L’affaire Echorouk « purement » commerciale? Elle est indéniablement commerciale. Elle est cependant loin d’être exempte de politique. Elle illustre même le flou entretenu par le pouvoir à travers une gestion « politique » des dettes des journaux.
L’affaire du journal Echourouk sommé de payer une dette d’ une soixantaine de milliards de centimes aux imprimeries publiques, est « purement commerciale » a affirmé mercredi le ministre de la communication, Hamid Grine.
La sommation a été faite – via les imprimeries – après que la chaîne Echourouk News a diffusé une interview de Mme Salima Ghezali, tête de liste du FFS à Alger, après la fin officielle de la campagne électorale.
Sur la Radio Chaine 3, l’échange entre Hamid Grine et Souhila Hachemi sur le sujet obéit aux règles immuables de la dénégation.
La journaliste pose la question de savoir si les problèmes d’Echorouk a un lien avec le passage de Salima Ghezali, hors campagne et le ministre qui répond : « Cela n’a aucune relation avec ce problème, madame. Merci de me permettre de clarifier ce point. C’est une affaire purement commerciale ».
La dette du journal d’Ali Fodhil était de notoriété publique – la seule nouveauté est que le ministre vient de la chiffrer de manière un peu plus précise – depuis des mois. Les autorités n’ont guère éprouvé jusque-là le besoin d’adresser une sommation publique à Echourouk (et à d’autres journaux) de s’en acquitter.
La réprimande légale à l’égard d’Echourouk au sujet de l’interview de Salima Ghezali a été formulée par l’autorité de régulation de l’audiovisuel (Arav) qui a publié un communiqué pour souligner la « gravité » du dépassement.
Par contre, la sommation à payer les dettes aurait pu être faite depuis des mois sans attendre la « colère » suscitée par l’affaire Salima Ghezali. Elle aurait pu tout autant attendre que les élections législatives passent.
La « main de la politique »
La dette commerciale importante détenue par les imprimeries sur le journal Echorouk suscitait d’ailleurs dans les milieux des médias un sujet de discussion.
Beaucoup d’observateurs considéraient que la « main de la politique » empêchait les imprimeries d’agir normalement en acteur commercial à l’égard d’Echourouk et d’autres journaux.
Dans le cas des dernières péripéties, il est difficile de croire qu’à la veille des élections législatives, les imprimeries se sont mises soudainement dans une posture purement commerciale pour réclamer leur dû à l’égard d’Echourouk.
Ce qui a du se passer est un classique : les autorités ont signifié aux imprimeries qu’il n’y a plus d’obstacles politiques à réclamer le paiement des créances. Le fait que l’imprimerie d’Alger n’ait même pas attendu l’après élection en fait même un signal délibéré qui a valeur d’avertissement aux autres.
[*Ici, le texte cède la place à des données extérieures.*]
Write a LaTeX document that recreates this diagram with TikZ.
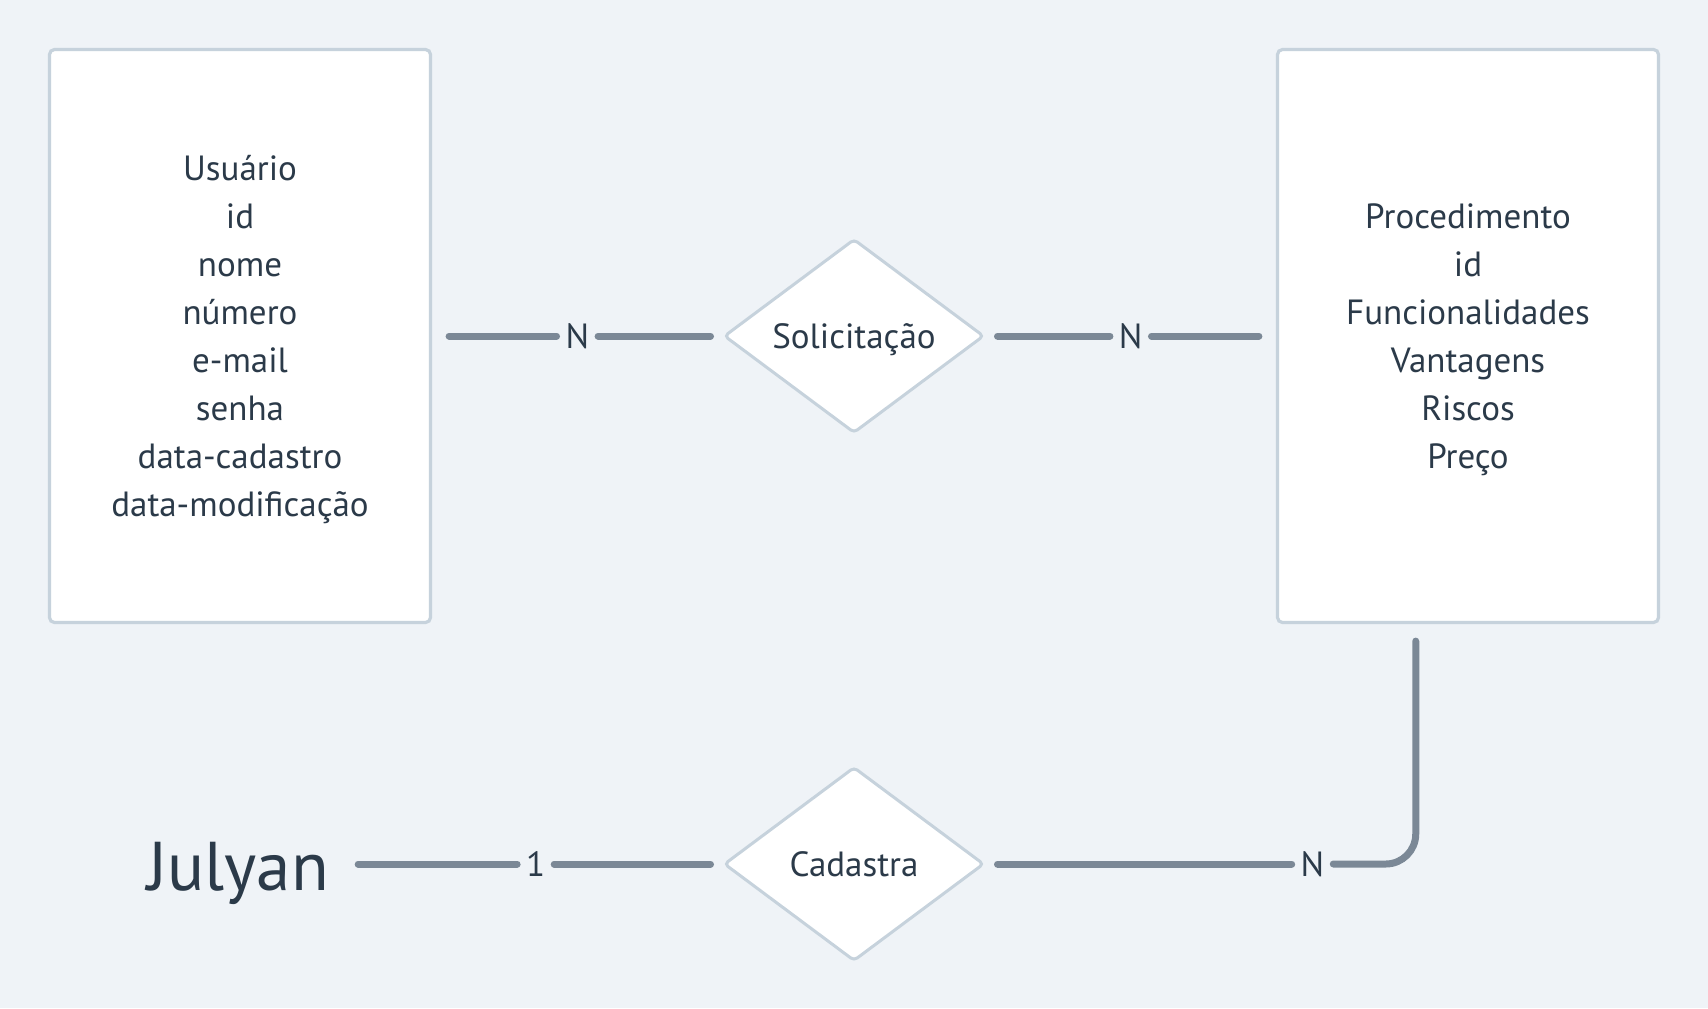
\documentclass[tikz,border=0pt]{standalone}
\usepackage{fontspec}
\setmainfont{PT Sans}
\usetikzlibrary{shapes.geometric,calc}
\definecolor{bgcol}{HTML}{EFF3F7}
\definecolor{edgecol}{HTML}{C6D2DC}
\definecolor{linkcol}{HTML}{7B8896}
\definecolor{inkcol}{HTML}{2B3A49}
\begin{document}
\begin{tikzpicture}[x=0.5pt, y=-0.5pt,
entity/.style={draw=edgecol, line width=1.6pt, fill=white, rounded corners=2.5pt,
  minimum width=190.5pt, minimum height=286.5pt, align=center, text=inkcol,
  text depth=0pt, font=\fontsize{17.5}{24}\selectfont},
relation/.style={diamond, draw=edgecol, line width=1.5pt, fill=white, rounded corners=2pt,
  minimum width=130pt, minimum height=97pt, aspect=1.35, text=inkcol,
  text height=12.25pt, text depth=0pt, font=\fontsize{17.5}{21}\selectfont},
card/.style={inner sep=4.5pt, outer sep=0pt, text=inkcol, font=\fontsize{17.5}{21}\selectfont},
link/.style={draw=linkcol, line width=3.5pt, line cap=round}]
\useasboundingbox (0,0) rectangle (1708,1008);
\fill[bgcol] (0,0) rectangle (1708,1008);

% entities
\node[entity, text height=180.25pt] (usr) at (240,336) {Usuário\\id\\nome\\número\\e-mail\\senha\\data-cadastro\\data-modificação};
\node[entity, text height=132.25pt] (proc) at (1468,336) {Procedimento\\id\\Funcionalidades\\Vantagens\\Riscos\\Preço};
\node[anchor=base, inner sep=0pt, text=inkcol, font=\fontsize{34.5}{40}\selectfont] (julyan) at (238,890) {Julyan};

% relations
\node[relation] (sol) at (854,336) {Solicitação};
\node[relation] (cad) at (854,864) {Cadastra};

% cardinalities
\node[card] (c1) at ($(usr.east)!0.5!(sol.west)$) {N};
\node[card] (c2) at ($(sol.east)!0.5!(proc.west)$) {N};
\coordinate (procfoot) at ($(proc.south west)!0.364!(proc.south east)$);
\node[card] (c3) at ($(julyan.east |- cad.west)!0.525!(cad.west)$) {1};
\node[card] (c4) at ($(cad.east)!0.76!(cad.east -| procfoot)$) {N};

\draw[link, shorten <=8.5pt] (usr.east) -- (c1);
\draw[link, shorten >=6pt] (c1) -- (sol.west);
\draw[link, shorten <=6pt] (sol.east) -- (c2);
\draw[link, shorten >=8.5pt] (c2) -- (proc.west);
\draw[link, shorten <=14.5pt] (julyan.east |- cad.west) -- (c3);
\draw[link, shorten >=6pt] (c3) -- (cad.west);
\draw[link, shorten <=6pt] (cad.east) -- (c4);
\draw[link, shorten >=8.5pt, rounded corners=15pt] (c4) -- (c4 -| procfoot) -- (procfoot);
\end{tikzpicture}
\end{document}
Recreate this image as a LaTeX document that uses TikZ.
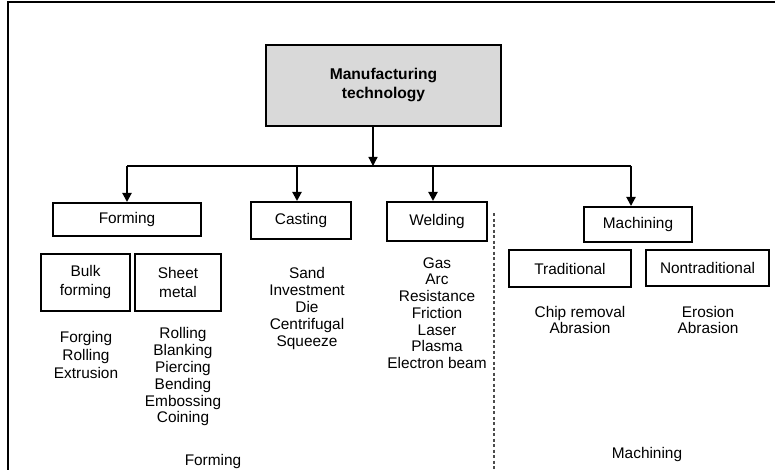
\documentclass[tikz,border=0pt]{standalone}
\usepackage{fontspec}
\setmainfont{Liberation Sans}
\usetikzlibrary{arrows.meta}
\begin{document}
\begin{tikzpicture}[x=1pt,y=-1pt,
  box/.style={draw, line width=2pt, inner sep=0pt, align=center, font=\fontsize{15.4}{19}\selectfont},
  lst/.style={align=center, inner sep=0pt, font=\fontsize{15.4}{16.8}\selectfont},
  lbl/.style={inner sep=0pt, font=\fontsize{15.4}{17}\selectfont},
  arr/.style={line width=2pt, -{Triangle[length=9pt,width=9pt]}},
  stemarr/.style={line width=1.3pt, -{Triangle[length=9pt,width=9pt]}},
  busline/.style={line width=1.6pt},
  sep/.style={line width=1.3pt, dash pattern=on 3pt off 2.5pt, black!70}]
\useasboundingbox (0,0) rectangle (775,470);
% frame
\coordinate (fTR) at (775,2);
\coordinate (fTL) at (8,2);
\coordinate (fBL) at (8,470);
\draw[line width=2.5pt, line join=miter] (fTR) -- (fTL) -- (fBL);
% main box
\node[box, fill=black!15, line width=2.5pt, minimum width=235pt, minimum height=81pt,
      font=\bfseries\fontsize{15.6}{19}\selectfont] (mt) at (383.5,85.5) {Manufacturing\\technology};
% category boxes
\node[box, minimum width=148pt, minimum height=33pt] (forming) at (127,219.5) {Forming};
\node[box, minimum width=100pt, minimum height=37pt] (casting) at (301,220.5) {Casting};
\node[box, minimum width=100pt, minimum height=39pt] (welding) at (437,221.5) {Welding};
\node[box, minimum width=108pt, minimum height=35pt] (machining) at (638,224.5) {Machining};
% sub boxes
\node[box, minimum width=89pt, minimum height=57pt] (bulk) at (85.5,282.5) {Bulk\\forming};
\node[box, minimum width=86pt, minimum height=57pt] (sheet) at (178,282.5) {Sheet\\metal};
\node[box, minimum width=122pt, minimum height=37pt] (trad) at (570,268.5) {Traditional};
\node[box, minimum width=123pt, minimum height=36pt] (nontrad) at (707.5,268) {Nontraditional};
% lists
\node[lst, font=\fontsize{15.4}{18}\selectfont] (bulkL) at (86,355) {Forging\\Rolling\\Extrusion};
\node[lst] (sheetL) at (183,377) {Rolling\\Blanking\\Piercing\\Bending\\Embossing\\Coining};
\node[lst] (castL) at (307,308.5) {Sand\\Investment\\Die\\Centrifugal\\Squeeze};
\node[lst, font=\fontsize{15.4}{16.7}\selectfont] (weldL) at (437,313) {Gas\\Arc\\Resistance\\Friction\\Laser\\Plasma\\Electron beam};
\node[lst, font=\fontsize{15.4}{16}\selectfont] (tradL) at (580,320) {Chip removal\\Abrasion};
\node[lst, font=\fontsize{15.4}{16}\selectfont] (nontL) at (708,320) {Erosion\\Abrasion};
% bottom labels
\node[lbl] (formLbl) at (213,462) {Forming};
\node[lbl] (machLbl) at (647,455) {Machining};
% connectors
\coordinate (bus) at (373,166);
\coordinate (busL) at (127,166);
\coordinate (busR) at (631,166);
\coordinate (cA) at (297,166);
\coordinate (wA) at (433,166);
\draw[stemarr] (mt.south -| bus) -- (bus);
\draw[busline] (busL) -- (busR);
\draw[arr] (busL) -- (forming.north);
\draw[arr] (cA) -- (cA |- casting.north);
\draw[arr] (wA) -- (wA |- welding.north);
\draw[arr] (busR) -- (busR |- machining.north);
% separator
\coordinate (dTop) at (494,213);
\coordinate (dBot) at (494,470);
\draw[sep] (dTop) -- (dBot);
\end{tikzpicture}
\end{document}
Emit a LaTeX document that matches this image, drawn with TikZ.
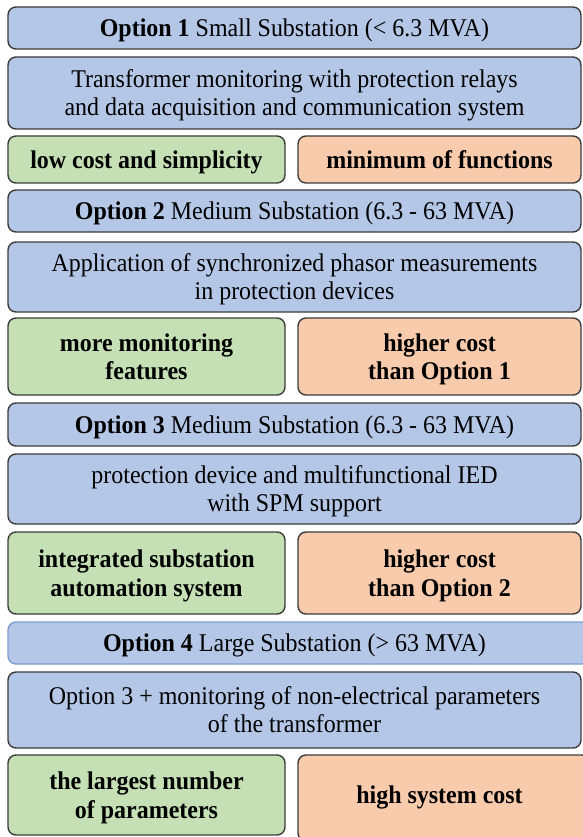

Les propriétaires de journaux comme les journalistes n’ignorent rien de cette gestion politique des dettes. Le flou entretenu par le pouvoir – et au détriment des entreprises publiques d’impression – entre raisons commerciales et gestion politique des journaux trouve ici une parfaite illustration.
Hamid Grine a beau jeu de faire valoir que les imprimeries ont été « extrêmement tolérantes, flexibles et indulgentes ». Il est moins convainquant quand il dit leur en avoir « voulu pour cette tolérance (…). »
En réalité, la dette d’Echourouk est indéniable. Ce qui est indéniable aussi est que les imprimeries, sans injonction politique, n’auraient jamais laissé les dettes des journaux s’accumuler au point de mettre en péril leurs entreprises.
C’est pourtant le cas depuis des années et ce qui donne la forte conviction que le moment choisi pour réclamer leur dû est toujours « politique ». Même si les autorités le nient.